» Exercise task: Carry none of the pictures over; write out the complete data exactly.

————————

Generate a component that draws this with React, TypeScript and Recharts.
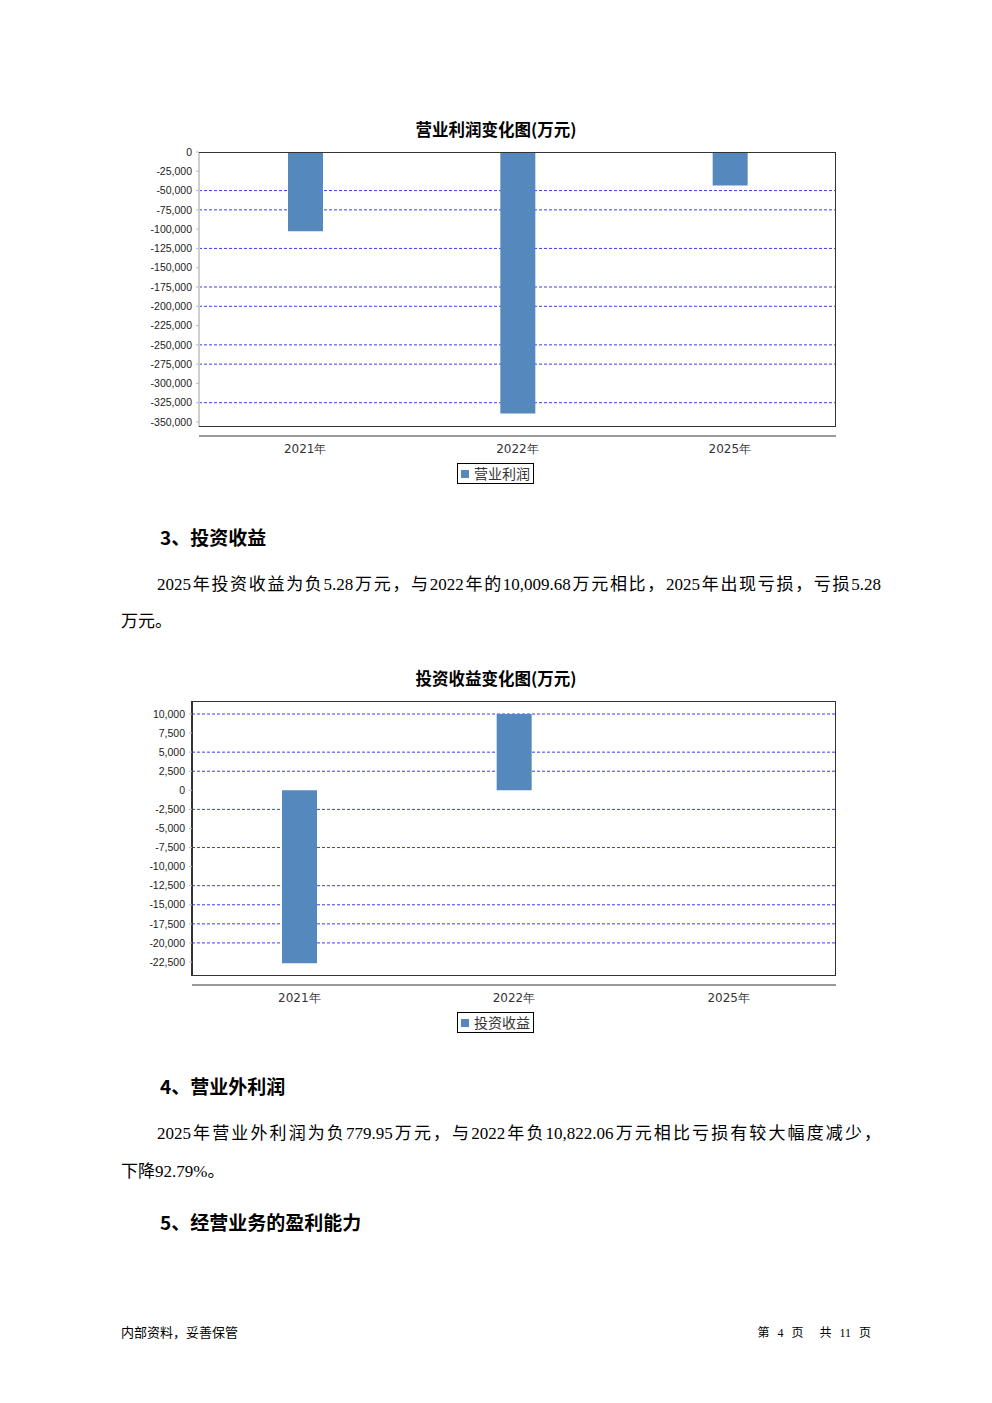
import { BarChart, Bar, XAxis, YAxis, CartesianGrid, Legend } from "recharts";

const years = ["2021年", "2022年", "2025年"];

const profitValues = [-102740, -338840, -43460];
const profitTicks = [0, -25000, -50000, -75000, -100000, -125000, -150000, -175000, -200000, -225000, -250000, -275000, -300000, -325000, -350000];
const profitGrid = [-50000, -75000, -125000, -175000, -200000, -250000, -275000, -325000];

const investValues = [-22670, 10009.68, -5.28];
const investTicks = [10000, 7500, 5000, 2500, 0, -2500, -5000, -7500, -10000, -12500, -15000, -17500, -20000, -22500];
const investGrid = [10000, 5000, 2500, -2500, -7500, -12500, -15000, -17500, -20000];

const BAR = "#5589bd";
const GRID = "#3b3bf5";
const CJK = "'Liberation Serif', 'Noto Sans CJK SC', serif";

interface ChartProps {
  top: number;
  plotLeft: number;
  title: string;
  name: string;
  values: number[];
  ticks: number[];
  grid: number[];
  domain: [number, number];
  leftColor: string;
}

const fmt = (v: number) => v.toLocaleString("en-US");

const Chart = ({ top, plotLeft, title, name, values, ticks, grid, domain, leftColor }: ChartProps) => {
  const data = years.map((y, i) => ({ year: y, value: values[i] }));
  const left = 100;
  const plotTop = top + 12;
  const plotRight = 836;
  const plotH = 275;
  return (
    <>
      <div style={{ position: "absolute", left: 0, width: 992, top: plotTop - 34, textAlign: "center", fontFamily: "'Noto Sans CJK SC', sans-serif", fontWeight: 700, fontSize: 16.5, lineHeight: "22px" }}>
        {title}
      </div>
      <div style={{ position: "absolute", left, top }}>
        <BarChart
          width={760}
          height={350}
          data={data}
          margin={{ top: 12, right: 760 - (plotRight - left), left: 0, bottom: 6 }}
          style={{ fontFamily: "'Liberation Sans', sans-serif" }}
        >
          <CartesianGrid horizontal vertical={false} horizontalValues={grid} stroke={GRID} strokeDasharray="3 2" />
          <XAxis dataKey="year" axisLine={false} tickLine={false} tickMargin={11} height={33} tick={{ fontSize: 12, fill: "#333", fontFamily: "'DejaVu Sans', sans-serif" }} />
          <YAxis
            type="number"
            domain={domain}
            ticks={ticks}
            interval={0}
            width={plotLeft - left}
            tickFormatter={fmt}
            tickSize={3}
            tickMargin={4}
            tickLine={{ stroke: "#bbb" }}
            axisLine={{ stroke: leftColor, strokeWidth: 2 }}
            tick={{ fontSize: 10.5, fill: "#222" }}
          />
          <Bar dataKey="value" name={name} fill={BAR} barSize={35} isAnimationActive={false} />
          <Legend
            verticalAlign="bottom"
            content={(props: any) => {
              const item = props.payload && props.payload[0];
              return (
                <div style={{ paddingTop: 3, paddingLeft: 357, height: 21 }}>
                  <div style={{ display: "inline-flex", alignItems: "center", border: "1px solid #000", height: 19, padding: "0 3px", background: "#fff" }}>
                    <span style={{ display: "inline-block", width: 8, height: 8, background: item ? item.color : BAR, marginRight: 5 }} />
                    <span style={{ fontSize: 14, color: "#333", fontFamily: "'Noto Sans CJK SC', sans-serif", lineHeight: "19px" }}>{item ? item.value : name}</span>
                  </div>
                </div>
              );
            }}
          />
        </BarChart>
      </div>
      {/* plot frame */}
      <div style={{ position: "absolute", left: plotLeft, top: plotTop, width: plotRight - plotLeft, height: plotH, borderTop: "1px solid #333", borderRight: "1px solid #333", borderBottom: "1px solid #333", boxSizing: "border-box", pointerEvents: "none" }} />
      {/* separate category axis line */}
      <div style={{ position: "absolute", left: plotLeft, top: plotTop + plotH + 8, width: plotRight - plotLeft, height: 2, background: "#999" }} />
    </>
  );
};

const T = ({ x, y, size, bold, children, width, justify }: any) => (
  <div
    style={{
      position: "absolute",
      left: x,
      top: y - size * 0.7,
      fontSize: size,
      lineHeight: `${size * 1.4}px`,
      fontWeight: bold ? 700 : 400,
      fontFamily: bold ? "'Noto Sans CJK SC', sans-serif" : CJK,
      whiteSpace: "nowrap",
      width,
      textAlign: justify ? "justify" : "left",
      textAlignLast: justify ? "justify" : "auto",
      color: "#000",
    }}
  >
    {children}
  </div>
);

export default function App() {
  return (
    <div style={{ position: "absolute", left: 0, top: 0, width: 992, height: 1403, background: "#fff", overflow: "hidden" }}>
      <Chart
        top={140}
        plotLeft={199}
        title="营业利润变化图(万元)"
        name="营业利润"
        values={profitValues}
        ticks={profitTicks}
        grid={profitGrid}
        domain={[-356490, 0]}
        leftColor="#cfcfcf"
      />
      <T x={160} y={537} size={19} bold>3、投资收益</T>
      <T x={157} y={585} size={17} width={724} justify>2025年投资收益为负5.28万元，与2022年的10,009.68万元相比，2025年出现亏损，亏损5.28</T>
      <T x={121} y={622} size={17}>万元。</T>
      <Chart
        top={689}
        plotLeft={192}
        title="投资收益变化图(万元)"
        name="投资收益"
        values={investValues}
        ticks={investTicks}
        grid={investGrid}
        domain={[-24335, 11704]}
        leftColor="#333"
      />
      <T x={160} y={1086} size={19} bold>4、营业外利润</T>
      <T x={157} y={1134} size={17} width={724} justify>2025年营业外利润为负779.95万元，与2022年负10,822.06万元相比亏损有较大幅度减少，</T>
      <T x={121} y={1172} size={17}>下降92.79%。</T>
      <T x={160} y={1222} size={19} bold>5、经营业务的盈利能力</T>
      <T x={121} y={1333} size={13}>内部资料，妥善保管</T>
      <div style={{ position: "absolute", right: 992 - 871, top: 1333 - 9, fontSize: 12, lineHeight: "18px", fontFamily: CJK, whiteSpace: "pre", wordSpacing: 5 }}>第 4 页  共 11 页</div>
    </div>
  );
}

————————

» Solution:
Generate a component that draws this with React, TypeScript and Recharts.
import { BarChart, Bar, XAxis, YAxis, CartesianGrid, Legend } from "recharts";

const years = ["2021年", "2022年", "2025年"];

const profitValues = [-102740, -338840, -43460];
const profitTicks = [0, -25000, -50000, -75000, -100000, -125000, -150000, -175000, -200000, -225000, -250000, -275000, -300000, -325000, -350000];
const profitGrid = [-50000, -75000, -125000, -175000, -200000, -250000, -275000, -325000];

const investValues = [-22670, 10009.68, -5.28];
const investTicks = [10000, 7500, 5000, 2500, 0, -2500, -5000, -7500, -10000, -12500, -15000, -17500, -20000, -22500];
const investGrid = [10000, 5000, 2500, -2500, -7500, -12500, -15000, -17500, -20000];

const BAR = "#5589bd";
const GRID = "#3b3bf5";
const CJK = "'Liberation Serif', 'Noto Sans CJK SC', serif";

interface ChartProps {
  top: number;
  plotLeft: number;
  title: string;
  name: string;
  values: number[];
  ticks: number[];
  grid: number[];
  domain: [number, number];
  leftColor: string;
}

const fmt = (v: number) => v.toLocaleString("en-US");

const Chart = ({ top, plotLeft, title, name, values, ticks, grid, domain, leftColor }: ChartProps) => {
  const data = years.map((y, i) => ({ year: y, value: values[i] }));
  const left = 100;
  const plotTop = top + 12;
  const plotRight = 836;
  const plotH = 275;
  return (
    <>
      <div style={{ position: "absolute", left: 0, width: 992, top: plotTop - 34, textAlign: "center", fontFamily: "'Noto Sans CJK SC', sans-serif", fontWeight: 700, fontSize: 16.5, lineHeight: "22px" }}>
        {title}
      </div>
      <div style={{ position: "absolute", left, top }}>
        <BarChart
          width={760}
          height={350}
          data={data}
          margin={{ top: 12, right: 760 - (plotRight - left), left: 0, bottom: 6 }}
          style={{ fontFamily: "'Liberation Sans', sans-serif" }}
        >
          <CartesianGrid horizontal vertical={false} horizontalValues={grid} stroke={GRID} strokeDasharray="3 2" />
          <XAxis dataKey="year" axisLine={false} tickLine={false} tickMargin={11} height={33} tick={{ fontSize: 12, fill: "#333", fontFamily: "'DejaVu Sans', sans-serif" }} />
          <YAxis
            type="number"
            domain={domain}
            ticks={ticks}
            interval={0}
            width={plotLeft - left}
            tickFormatter={fmt}
            tickSize={3}
            tickMargin={4}
            tickLine={{ stroke: "#bbb" }}
            axisLine={{ stroke: leftColor, strokeWidth: 2 }}
            tick={{ fontSize: 10.5, fill: "#222" }}
          />
          <Bar dataKey="value" name={name} fill={BAR} barSize={35} isAnimationActive={false} />
          <Legend
            verticalAlign="bottom"
            content={(props: any) => {
              const item = props.payload && props.payload[0];
              return (
                <div style={{ paddingTop: 3, paddingLeft: 357, height: 21 }}>
                  <div style={{ display: "inline-flex", alignItems: "center", border: "1px solid #000", height: 19, padding: "0 3px", background: "#fff" }}>
                    <span style={{ display: "inline-block", width: 8, height: 8, background: item ? item.color : BAR, marginRight: 5 }} />
                    <span style={{ fontSize: 14, color: "#333", fontFamily: "'Noto Sans CJK SC', sans-serif", lineHeight: "19px" }}>{item ? item.value : name}</span>
                  </div>
                </div>
              );
            }}
          />
        </BarChart>
      </div>
      {/* plot frame */}
      <div style={{ position: "absolute", left: plotLeft, top: plotTop, width: plotRight - plotLeft, height: plotH, borderTop: "1px solid #333", borderRight: "1px solid #333", borderBottom: "1px solid #333", boxSizing: "border-box", pointerEvents: "none" }} />
      {/* separate category axis line */}
      <div style={{ position: "absolute", left: plotLeft, top: plotTop + plotH + 8, width: plotRight - plotLeft, height: 2, background: "#999" }} />
    </>
  );
};

const T = ({ x, y, size, bold, children, width, justify }: any) => (
  <div
    style={{
      position: "absolute",
      left: x,
      top: y - size * 0.7,
      fontSize: size,
      lineHeight: `${size * 1.4}px`,
      fontWeight: bold ? 700 : 400,
      fontFamily: bold ? "'Noto Sans CJK SC', sans-serif" : CJK,
      whiteSpace: "nowrap",
      width,
      textAlign: justify ? "justify" : "left",
      textAlignLast: justify ? "justify" : "auto",
      color: "#000",
    }}
  >
    {children}
  </div>
);

export default function App() {
  return (
    <div style={{ position: "absolute", left: 0, top: 0, width: 992, height: 1403, background: "#fff", overflow: "hidden" }}>
      <Chart
        top={140}
        plotLeft={199}
        title="营业利润变化图(万元)"
        name="营业利润"
        values={profitValues}
        ticks={profitTicks}
        grid={profitGrid}
        domain={[-356490, 0]}
        leftColor="#cfcfcf"
      />
      <T x={160} y={537} size={19} bold>3、投资收益</T>
      <T x={157} y={585} size={17} width={724} justify>2025年投资收益为负5.28万元，与2022年的10,009.68万元相比，2025年出现亏损，亏损5.28</T>
      <T x={121} y={622} size={17}>万元。</T>
      <Chart
        top={689}
        plotLeft={192}
        title="投资收益变化图(万元)"
        name="投资收益"
        values={investValues}
        ticks={investTicks}
        grid={investGrid}
        domain={[-24335, 11704]}
        leftColor="#333"
      />
      <T x={160} y={1086} size={19} bold>4、营业外利润</T>
      <T x={157} y={1134} size={17} width={724} justify>2025年营业外利润为负779.95万元，与2022年负10,822.06万元相比亏损有较大幅度减少，</T>
      <T x={121} y={1172} size={17}>下降92.79%。</T>
      <T x={160} y={1222} size={19} bold>5、经营业务的盈利能力</T>
      <T x={121} y={1333} size={13}>内部资料，妥善保管</T>
      <div style={{ position: "absolute", right: 992 - 871, top: 1333 - 9, fontSize: 12, lineHeight: "18px", fontFamily: CJK, whiteSpace: "pre", wordSpacing: 5 }}>第 4 页  共 11 页</div>
    </div>
  );
}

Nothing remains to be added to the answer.